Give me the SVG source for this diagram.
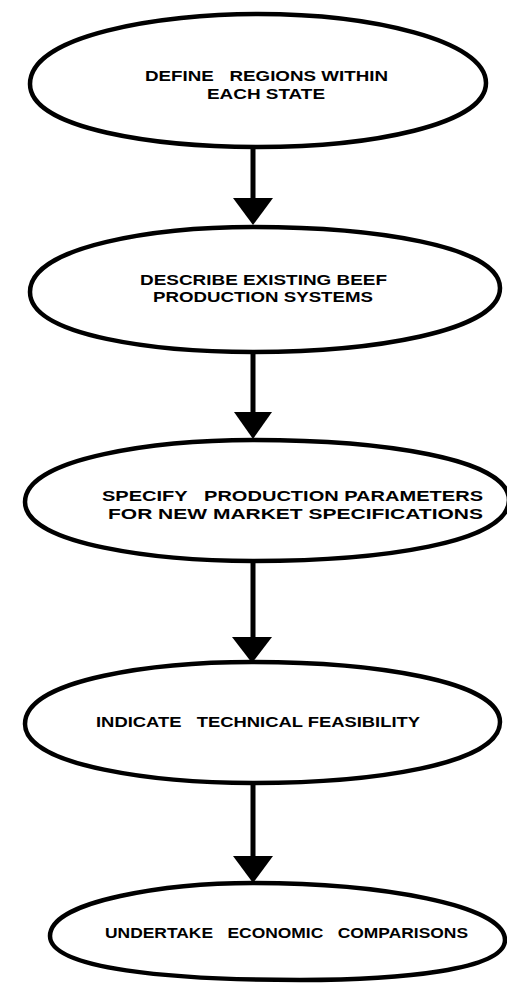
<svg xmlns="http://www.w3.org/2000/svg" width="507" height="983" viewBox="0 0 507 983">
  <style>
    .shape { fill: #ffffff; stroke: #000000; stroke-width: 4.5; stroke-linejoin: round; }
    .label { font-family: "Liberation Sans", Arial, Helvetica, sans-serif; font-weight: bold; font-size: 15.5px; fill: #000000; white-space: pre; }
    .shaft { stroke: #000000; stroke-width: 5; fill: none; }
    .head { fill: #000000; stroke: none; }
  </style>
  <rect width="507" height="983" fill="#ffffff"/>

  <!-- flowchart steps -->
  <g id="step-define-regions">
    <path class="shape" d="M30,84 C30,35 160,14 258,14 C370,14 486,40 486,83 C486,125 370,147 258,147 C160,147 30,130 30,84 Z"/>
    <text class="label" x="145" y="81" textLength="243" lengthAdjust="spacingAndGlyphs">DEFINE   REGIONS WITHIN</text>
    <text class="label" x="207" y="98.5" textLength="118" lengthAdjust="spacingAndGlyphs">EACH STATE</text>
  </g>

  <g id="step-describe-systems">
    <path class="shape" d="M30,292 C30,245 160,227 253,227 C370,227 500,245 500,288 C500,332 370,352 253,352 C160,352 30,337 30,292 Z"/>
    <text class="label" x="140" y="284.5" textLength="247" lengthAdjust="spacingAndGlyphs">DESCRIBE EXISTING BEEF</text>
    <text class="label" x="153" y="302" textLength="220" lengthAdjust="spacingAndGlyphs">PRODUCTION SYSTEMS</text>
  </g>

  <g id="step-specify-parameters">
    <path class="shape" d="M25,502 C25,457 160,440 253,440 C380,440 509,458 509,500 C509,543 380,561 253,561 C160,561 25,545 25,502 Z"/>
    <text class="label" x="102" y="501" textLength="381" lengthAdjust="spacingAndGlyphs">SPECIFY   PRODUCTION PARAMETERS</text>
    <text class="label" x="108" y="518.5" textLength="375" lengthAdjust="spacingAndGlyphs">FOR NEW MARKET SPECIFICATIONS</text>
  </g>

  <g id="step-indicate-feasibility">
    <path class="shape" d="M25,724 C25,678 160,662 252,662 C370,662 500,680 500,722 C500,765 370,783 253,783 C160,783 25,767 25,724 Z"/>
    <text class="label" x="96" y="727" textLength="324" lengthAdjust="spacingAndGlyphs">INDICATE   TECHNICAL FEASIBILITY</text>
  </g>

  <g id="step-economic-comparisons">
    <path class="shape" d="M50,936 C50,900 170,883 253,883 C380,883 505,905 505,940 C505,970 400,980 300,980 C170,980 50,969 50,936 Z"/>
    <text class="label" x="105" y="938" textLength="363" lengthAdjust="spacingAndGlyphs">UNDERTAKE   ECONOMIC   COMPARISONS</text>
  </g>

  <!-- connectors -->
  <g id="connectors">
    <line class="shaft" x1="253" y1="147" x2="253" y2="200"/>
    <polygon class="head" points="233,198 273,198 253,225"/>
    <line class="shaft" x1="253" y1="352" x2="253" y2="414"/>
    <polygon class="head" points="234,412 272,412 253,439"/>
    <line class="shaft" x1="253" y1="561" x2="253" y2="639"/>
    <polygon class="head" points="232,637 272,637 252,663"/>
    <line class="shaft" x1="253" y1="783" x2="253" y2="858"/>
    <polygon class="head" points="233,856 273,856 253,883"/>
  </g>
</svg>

════════════════════

Are you able to set down all the lines above exactly, without any pictures?

Solution below>
Give me the SVG source for this diagram.
<svg xmlns="http://www.w3.org/2000/svg" width="507" height="983" viewBox="0 0 507 983">
  <style>
    .shape { fill: #ffffff; stroke: #000000; stroke-width: 4.5; stroke-linejoin: round; }
    .label { font-family: "Liberation Sans", Arial, Helvetica, sans-serif; font-weight: bold; font-size: 15.5px; fill: #000000; white-space: pre; }
    .shaft { stroke: #000000; stroke-width: 5; fill: none; }
    .head { fill: #000000; stroke: none; }
  </style>
  <rect width="507" height="983" fill="#ffffff"/>

  <!-- flowchart steps -->
  <g id="step-define-regions">
    <path class="shape" d="M30,84 C30,35 160,14 258,14 C370,14 486,40 486,83 C486,125 370,147 258,147 C160,147 30,130 30,84 Z"/>
    <text class="label" x="145" y="81" textLength="243" lengthAdjust="spacingAndGlyphs">DEFINE   REGIONS WITHIN</text>
    <text class="label" x="207" y="98.5" textLength="118" lengthAdjust="spacingAndGlyphs">EACH STATE</text>
  </g>

  <g id="step-describe-systems">
    <path class="shape" d="M30,292 C30,245 160,227 253,227 C370,227 500,245 500,288 C500,332 370,352 253,352 C160,352 30,337 30,292 Z"/>
    <text class="label" x="140" y="284.5" textLength="247" lengthAdjust="spacingAndGlyphs">DESCRIBE EXISTING BEEF</text>
    <text class="label" x="153" y="302" textLength="220" lengthAdjust="spacingAndGlyphs">PRODUCTION SYSTEMS</text>
  </g>

  <g id="step-specify-parameters">
    <path class="shape" d="M25,502 C25,457 160,440 253,440 C380,440 509,458 509,500 C509,543 380,561 253,561 C160,561 25,545 25,502 Z"/>
    <text class="label" x="102" y="501" textLength="381" lengthAdjust="spacingAndGlyphs">SPECIFY   PRODUCTION PARAMETERS</text>
    <text class="label" x="108" y="518.5" textLength="375" lengthAdjust="spacingAndGlyphs">FOR NEW MARKET SPECIFICATIONS</text>
  </g>

  <g id="step-indicate-feasibility">
    <path class="shape" d="M25,724 C25,678 160,662 252,662 C370,662 500,680 500,722 C500,765 370,783 253,783 C160,783 25,767 25,724 Z"/>
    <text class="label" x="96" y="727" textLength="324" lengthAdjust="spacingAndGlyphs">INDICATE   TECHNICAL FEASIBILITY</text>
  </g>

  <g id="step-economic-comparisons">
    <path class="shape" d="M50,936 C50,900 170,883 253,883 C380,883 505,905 505,940 C505,970 400,980 300,980 C170,980 50,969 50,936 Z"/>
    <text class="label" x="105" y="938" textLength="363" lengthAdjust="spacingAndGlyphs">UNDERTAKE   ECONOMIC   COMPARISONS</text>
  </g>

  <!-- connectors -->
  <g id="connectors">
    <line class="shaft" x1="253" y1="147" x2="253" y2="200"/>
    <polygon class="head" points="233,198 273,198 253,225"/>
    <line class="shaft" x1="253" y1="352" x2="253" y2="414"/>
    <polygon class="head" points="234,412 272,412 253,439"/>
    <line class="shaft" x1="253" y1="561" x2="253" y2="639"/>
    <polygon class="head" points="232,637 272,637 252,663"/>
    <line class="shaft" x1="253" y1="783" x2="253" y2="858"/>
    <polygon class="head" points="233,856 273,856 253,883"/>
  </g>
</svg>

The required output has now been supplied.